Erdal İnci is a multi-media artist, photographer and painter. He is primarily known as a GIF artist for an ongoing series in which he films himself performing pedestrian but whimsical actions (skipping, jumping, leaping, dramatically stumbling), often in public spaces, and almost always wearing an anonymizing black hoody. Inci edits the footage not just to loop in the full-circle fashion of any good GIF, but also to “clone” the figure within the frame, creating an endless stream of figures in a lockstep choreography. He is particularly interested in featuring busy urban public spaces - often with sociopolitical significance - because he believes they are amongst the most beautiful expressions of human achievement.
Centipedes represents a departure in Inci’s work, focusing not on pre-planned movements, but on the natural, chance choreographies of life in Taksim Square in Istanbul, Turkey. In this aerial view, pedestrians and birds cross the Square according to their own particular motivations, completely unaware of the camera. The simple act of improvising a path through public space, an unconscious routine of city-dwellers and a subject of study amongst urban planners, comes into focus as each motion is cloned through temporal manipulation to repeat dozens of times. Individuals are multiplied into peculiar “centipedes” and popular paths are revealed as streams of movement. Though their paths sometimes intersect they never collide, appearing both real and surreal against the still or “photographic” background.

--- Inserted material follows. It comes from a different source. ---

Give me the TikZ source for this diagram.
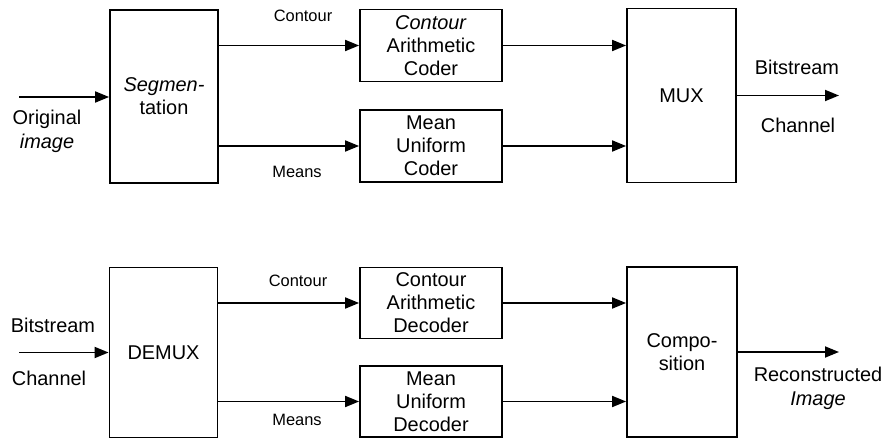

“Observing human traffic from above is phenomenal and city squares are perfect places to experience it. I think it is like watching a Bruegel painting in real life. In the summer of 2015 I wanted to shoot Taksim Square, which has a significant role in the history of the Turkish Republic and was scheduled for renovation.
“In my previous works I was used to shooting myself performing precise movements in public spaces, but never tried to play around with randomness. For this piece my first intention was to document the square with its eclectic condition and the random pedestrians passing by – people, but also pigeons and flying plastic bags (which enrich the composition). I only interfere with the timing by superimposing consecutive time layers; everything you see in the frame actually happened. In this way the recording does not lose its documentary value. At the same time, elements which are used most frequently in a traditional painting composition - such as line, texture, pattern and fragmentation - become visible with this simple interference to temporality.”
- Erdal Inci
Inci’s chosen site for filming Centipedes resonates with the political life of Turkey and with the work’s exhibition in Times Square. In fact, Taksim Square is known as the “Turkish Times Square" – an iconic public space, transportation hub, tourist destination and site of annual New Year’s Eve and Pride celebrations and significant political demonstrations and incidents. The planned “Taksim Pedestrianization Project” – including the removal of Taksim Gezi Park, one of the few public green spaces in Istanbul, for the construction of military barracks and a shopping mall – sparked the broad “Occupy Gezi” movement in 2013 that led to the annulment of that plan, among other concessions from the Erdoğan administration. Centipedes documents the Square in 2015, at the center of life and debate in Istanbul.
Erdal İnci (b.1983, lives and works in Istanbul, Turkey) studied Painting at the Faculty of Fine Arts at Hacettepe University, graduating in 2005. In 2012 he began turning his video works into GIFs posted to his blog erdalinci.tumblr.com. His GIF works have been featured in Zeit Online, CNN, Wired, The Creators Project, The Huffington Post, Canal + and Deutsche Welle. In 2016 he co-founded with Çağrı Taşkın and Serkan Kaptan the artist collective Oddviz, which focuses on the use of photogrammetry to create interactive 3D models and videos.
Moving Image Art Fair was conceived to offer a viewing experience with the excitement and vitality of a fair, while allowing moving image-based artworks to be understood and appreciated on their own terms. Moving Image New York 2018 takes place May 3 – 6, 2018 at 591 Park Avenue (between 63rd and 64th streets) in Manhattan. The newly formed Moving Image Curatorial Advisory Committee for New York 2018 is inviting a selection of international commercial galleries and non-profit institutions to present single-channel videos, single-channel projections, video sculptures, immersive media, and other larger video installations.